Combien il est donc faux de se dire : "Parce je ne peux plus observer le Schabbess - pour prendre un exemple - cela ne vaut plus la peine d'observer les autres mitzvoss ou d'éviter les autres averaus. Au contraire, le croyant qui ne se sont pas le courage d'affronter les difficultés de repos sabbatique doit être incité par là à être encore d'autant plus fervent et méticuleux dans l'observation des autres commandements.

Nous venons d'indiquer les quatre plaies dont souffre notre judaïsme français. Les remèdes se trouvent à côté.

En premier lieu soyons infatigables dans l'intensification de l'étude de l'hébreu classique. Je ne puis comprendre certains rabbins qui laissent échapper cette belle occasion de montrer leur savoir et l'utilité de leurs fonctions. Vous voyez combien le remède est simple et facile.

Encore plus facile à notre portée se présente le remède sur le second point. Rien de plus simple que de faire taire l'orgue dans synagogues. L'orthodoxie rentrerait dans les cadres de nos temples officiels et s'intéresserait à leur postérité. Par exemple, elle soutiendrait toutes les belles initiatives. Mais bien entendu les autres institutions de la communauté doivent également être gérées de façon à ne porter atteinte à leurs convictions.
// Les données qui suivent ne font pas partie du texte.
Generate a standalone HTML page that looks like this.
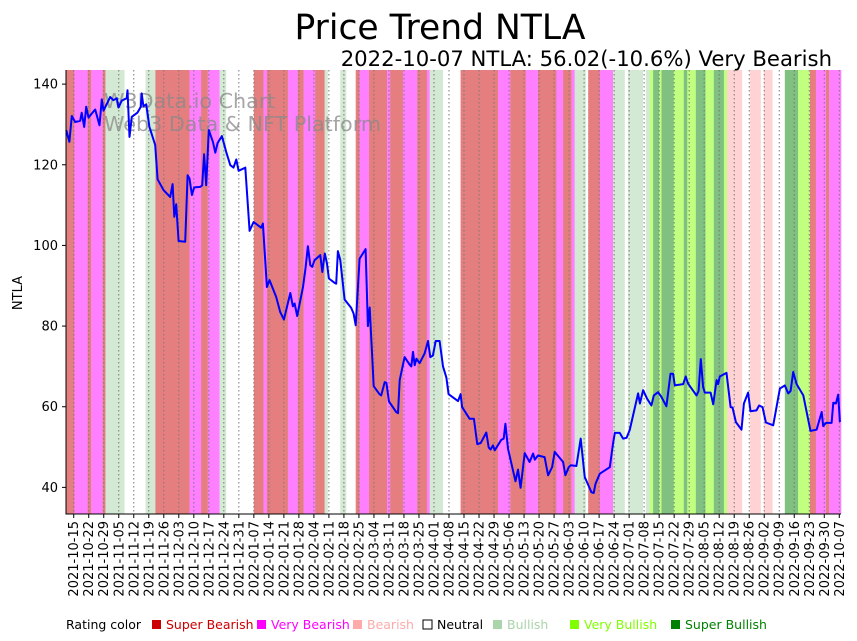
<!DOCTYPE html>
<html><head><meta charset="utf-8"><style>
body{margin:0;background:#fff;}
svg{display:block;font-family:"DejaVu Sans","Liberation Sans",sans-serif;}
</style></head><body>
<svg id="chart" width="857" height="641" viewBox="0 0 857 641" xmlns="http://www.w3.org/2000/svg">
<g id="bands"></g>
<g id="grid"></g>
<text x="104" y="108" font-size="20.7" fill="#888" fill-opacity="0.75">W3Data.io Chart</text>
<text x="104" y="131" font-size="20.7" fill="#888" fill-opacity="0.75">Web3 Data &amp; NFT Platform</text>
<path id="line" fill="none" stroke="#0000ff" stroke-width="2" stroke-linejoin="round"/>
<g id="axes"></g>
<text x="440" y="39" font-size="34.5" text-anchor="middle">Price Trend NTLA</text>
<text x="832" y="66" font-size="21.2" text-anchor="end">2022-10-07 NTLA: 56.02(-10.6%) Very Bearish</text>
<text x="22" y="293" font-size="13" text-anchor="middle" transform="rotate(-90 22 293)">NTLA</text>
<g id="legend" font-size="12.5"></g>
</svg>
<script>
// rating bands: start day (relative to 2021-10-15) and rating code
const bandStarts=[-3.6,0.3,6.5,8.1,13.5,14.8,23.7,33.5,38.1,54.0,59.4,62.5,68.0,71.1,84.0,88.5,90.1,99.9,104.5,107.2,112.6,117.0,118.5,124.3,127.1,131.5,133.3,137.7,146.1,147.6,153.5,160.2,164.7,166.0,172.2,180.4,197.9,203.6,210.8,216.5,225.1,228.2,232.1,233.6,238.8,239.9,245.3,251.5,257.0,258.5,265.5,266.8,268.6,270.2,273.0,274.1,279.8,284.5,286.1,290.1,294.6,298.5,303.2,304.7,311.7,315.3,320.4,321.8,325.9,331.6,337.8,343.3,346.1,350.8,352.2];
const bandRatings=[-3,-2,-3,-2,-3,1,0,1,-3,-2,-3,-2,1,0,-3,-2,-3,-2,-3,-2,-3,1,0,1,0,-3,-2,-3,-2,-3,-2,-3,-2,1,0,-3,-2,-3,-2,-3,-2,-3,-2,1,0,-3,-2,1,0,1,0,1,2,3,2,3,2,3,2,3,2,3,2,-1,0,-1,0,-1,0,3,2,-3,-2,-3,-2];
const bandEnd=357.8;
// price series: day offsets and prices
const days=[-3.5,-2.0,-0.9,0.7,3.0,3.7,4.9,5.8,6.9,8.4,10.0,12.0,13.1,13.9,17.0,18.5,20.1,20.9,22.4,24.7,25.1,26.0,27.1,29.7,31.3,31.7,32.5,33.8,35.3,38.0,39.1,41.9,45.0,46.1,46.9,47.8,48.9,52.0,53.1,54.0,55.1,56.2,59.0,59.9,60.8,61.8,63.0,64.9,66.0,67.1,69.1,71.1,73.0,74.5,75.8,76.9,80.0,82.0,83.9,87.4,88.2,90.1,91.3,94.4,96.3,98.0,101.0,102.2,103.0,104.2,106.9,108.1,109.2,110.3,111.2,112.3,115.0,115.9,117.1,118.1,119.0,121.7,122.4,123.2,124.3,126.3,129.4,130.5,131.5,133.3,136.1,137.2,138.0,139.9,142.6,143.4,145.0,145.8,147.0,150.4,151.2,152.0,154.3,156.6,157.4,158.2,159.0,159.8,161.3,163.6,165.2,166.3,167.5,168.8,170.6,172.2,173.8,174.8,179.2,180.4,181.1,184.6,186.6,188.2,189.8,192.4,193.5,194.4,195.5,196.3,199.4,200.5,201.3,202.5,206.0,207.2,208.4,210.3,212.6,214.2,215.0,216.5,219.6,221.2,223.1,224.3,228.2,229.3,230.8,231.8,234.4,236.4,238.3,241.4,242.5,243.3,245.3,250.0,251.5,252.3,254.6,256.2,257.8,259.3,263.2,264.0,265.5,267.4,269.4,270.5,272.5,274.1,276.4,278.3,279.5,280.3,284.2,285.4,286.5,290.4,291.4,292.4,293.5,294.3,297.0,298.2,299.8,300.5,301.3,304.4,306.3,307.2,308.8,311.4,312.5,314.5,315.6,318.4,319.6,321.2,322.8,326.2,329.3,331.6,333.2,334.3,335.5,337.1,340.2,343.6,346.4,348.8,349.5,350.8,353.4,354.2,355.4,356.5,357.3];
const prices=[128.6,125.7,132.1,130.6,130.9,132.9,129.4,134.4,131.7,132.7,133.7,129.8,136.2,133.4,136.8,136.0,136.5,134.2,135.9,136.5,138.5,126.9,131.9,132.9,134.4,137.7,134.5,135.0,129.4,124.9,116.4,113.7,112.0,115.2,107.1,110.2,101.1,100.9,117.4,116.6,112.5,114.4,114.5,114.9,122.6,114.9,128.6,125.7,123.0,125.4,127.1,123.2,119.9,119.3,121.3,118.5,119.3,103.6,105.8,104.4,105.4,89.7,91.4,87.2,83.5,81.6,88.2,84.9,85.6,82.5,89.7,94.3,99.8,95.1,94.7,96.3,97.6,93.4,98.0,95.5,91.8,90.7,90.5,98.6,96.3,86.6,84.5,83.1,80.2,96.7,99.1,80.0,84.6,65.1,63.1,62.8,66.1,65.9,61.3,58.7,58.4,66.6,72.3,70.5,70.0,73.6,70.3,71.9,70.8,73.2,76.3,72.3,72.7,76.3,76.3,70.0,67.2,63.1,61.4,63.1,59.9,57.0,57.0,50.7,51.0,53.6,49.9,49.4,50.4,49.2,51.8,52.1,55.8,49.6,41.5,44.4,39.9,48.5,46.3,48.4,46.9,47.9,47.5,43.0,45.0,48.8,46.3,43.0,45.0,45.5,45.3,52.1,42.6,38.8,38.6,40.9,43.4,45.0,50.8,53.5,53.5,52.1,52.3,54.3,63.3,60.8,64.1,62.0,60.3,62.8,63.6,62.4,60.1,68.2,68.2,65.3,65.6,67.5,65.7,62.8,63.9,71.8,64.9,63.5,63.5,60.6,66.6,65.6,67.5,68.4,59.9,59.8,56.2,54.3,60.8,63.5,58.9,59.1,60.3,59.9,56.1,55.4,64.5,65.3,63.3,63.9,68.6,65.6,62.8,54.0,54.3,58.7,55.2,56.0,56.0,61.0,60.8,63.0,56.2];
const yTicks=[40,60,80,100,120,140];
const xTickStart=new Date(Date.UTC(2021,9,15));
const xTickCount=52;
const legendLabels=["Super Bearish","Very Bearish","Bearish","Neutral","Bullish","Very Bullish","Super Bullish"];

const NS="http://www.w3.org/2000/svg";
const L=66,R=841,T=70,B=514;
const D0=-3.6,D1=357.8,V0=33.4,V1=143.5;
function xs(d){return L+(d-D0)/(D1-D0)*(R-L);}
function ys(v){return B-(v-V0)/(V1-V0)*(B-T);}
function mk(tag,attrs,parent){const e=document.createElementNS(NS,tag);for(const k in attrs)e.setAttribute(k,attrs[k]);parent.appendChild(e);return e;}
const colorMap={"-3":"#e57f7f","-2":"#ff80ff","-1":"#ffd3d3","0":"#ffffff","1":"#d3e9d3","2":"#c0ff80","3":"#80c080"};
const bandsG=document.getElementById('bands');
for(let i=0;i<bandStarts.length;i++){
  const s=bandStarts[i],e=(i+1<bandStarts.length?bandStarts[i+1]:bandEnd);
  const r=mk('rect',{x:xs(s),y:T,width:Math.max(0,xs(e)-xs(s))+0.3,height:B-T,fill:colorMap[bandRatings[i]]},bandsG);
  
  
}
const gridG=document.getElementById('grid'),axes=document.getElementById('axes');
for(let k=0;k<xTickCount;k++){
  const x=xs(k*7);
  const gl=mk('line',{x1:x,x2:x,y1:T,y2:B,stroke:'#777',"stroke-width":1,"stroke-dasharray":"1.5,2.5"},gridG);
  
  
  mk('line',{x1:x,x2:x,y1:B,y2:B+4,stroke:'#000'},axes);
  const dt=new Date(xTickStart.getTime()+k*7*86400000);
  const lab=dt.toISOString().slice(0,10);
  const t=mk('text',{x:x+4.5,y:B+7,"font-size":13,"text-anchor":"end",transform:`rotate(-90 ${x+4.5} ${B+7})`},axes);
  t.textContent=lab;
  
  
}
yTicks.forEach(v=>{
  const y=ys(v);
  mk('line',{x1:L-4,x2:L,y1:y,y2:y,stroke:'#000'},axes);
  const t=mk('text',{x:L-8,y:y+4.5,"font-size":13,"text-anchor":"end"},axes);
  t.textContent=v;
  
  
});
const ax1=mk('line',{x1:L,x2:L,y1:T,y2:B+0.5,stroke:'#000',"stroke-width":1},axes);


const ax2=mk('line',{x1:L,x2:R,y1:B,y2:B,stroke:'#000',"stroke-width":1},axes);


let d='';
for(let i=0;i<days.length;i++){d+=(i?'L':'M')+xs(days[i]).toFixed(1)+','+ys(prices[i]).toFixed(1);}
document.getElementById('line').setAttribute('d',d);
// legend
const lg=document.getElementById('legend');
const lt=mk('text',{x:66,y:629},lg);lt.textContent='Rating color';
const legPos=[151,256,352,422,492,569,670];
const legFill=["#cc0000","#ff00ff","#ffaaaa","#ffffff","#aad4aa","#80ff00","#008000"];
const legText=["#cc0000","#ff00ff","#ffaaaa","#000000","#aad4aa","#80ff00","#008000"];
legendLabels.forEach((s,i)=>{
  const g=mk('g',{},lg);
  
  
  mk('rect',{x:legPos[i]+1,y:620,width:9,height:9,fill:legFill[i],stroke:i===3?'#000':'none'},g);
  const t=mk('text',{x:legPos[i]+15,y:629,fill:legText[i]},g);t.textContent=s;
});
</script>
</body></html>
Le troisième remède n'est pas moins aisé. Le rabbinat français doit revenir son rôle d'éducateur et de conseiller de la jeunesse, au lieu de se contenter de parader comme figurant décoratif aux fêtes ou deuils de famille. Inutile de s'épuiser en prédications stériles au temple ou en gestions des diverses œuvres de bienfaisance, toutes choses pour lesquelles le diplôme de rabbin n'est pas indispensable. Que les rabbins consacrent une grande partie de leurs loisirs à l'étude approfondie de nos codes religieux, afin de se qualifier comme précepteurs autorisés et compétents. Ils feront des trouvailles merveilleuses.

Le quatrième remède ressort tout seul des déductions précédentes. Qu'aucun israélite ne se considère comme un roscho parce qu'il pas assez de force de caractère pour mettre en pratique, jusqu'au bout, ses convictions. Que chacun s'efforce d' observer strictement tout le reste. Et que celui qui en pratique un peu plus ne jette pas la pierre à l'autre et ne se permette pas de le couvrir ridicule. "Kol Israël areivim ze beze", "les israélites sont solidaires l'un de l'autre".

En observant ces quatre règles si simples, nous pouvons compter sur le relèvement de notre judaïsme français, judaïsme qui a joui naguère d'un renom si glorieux dans l'histoire de notre peuple.

Tout ce que nous venons de préconiser est si simple, hasardons le mot : si naïf que j'ai bien peur de ne pas être compris et surtout le ne pas être suivi. Simplex sigilum veri. Malheureusement, le monde recherche les complications.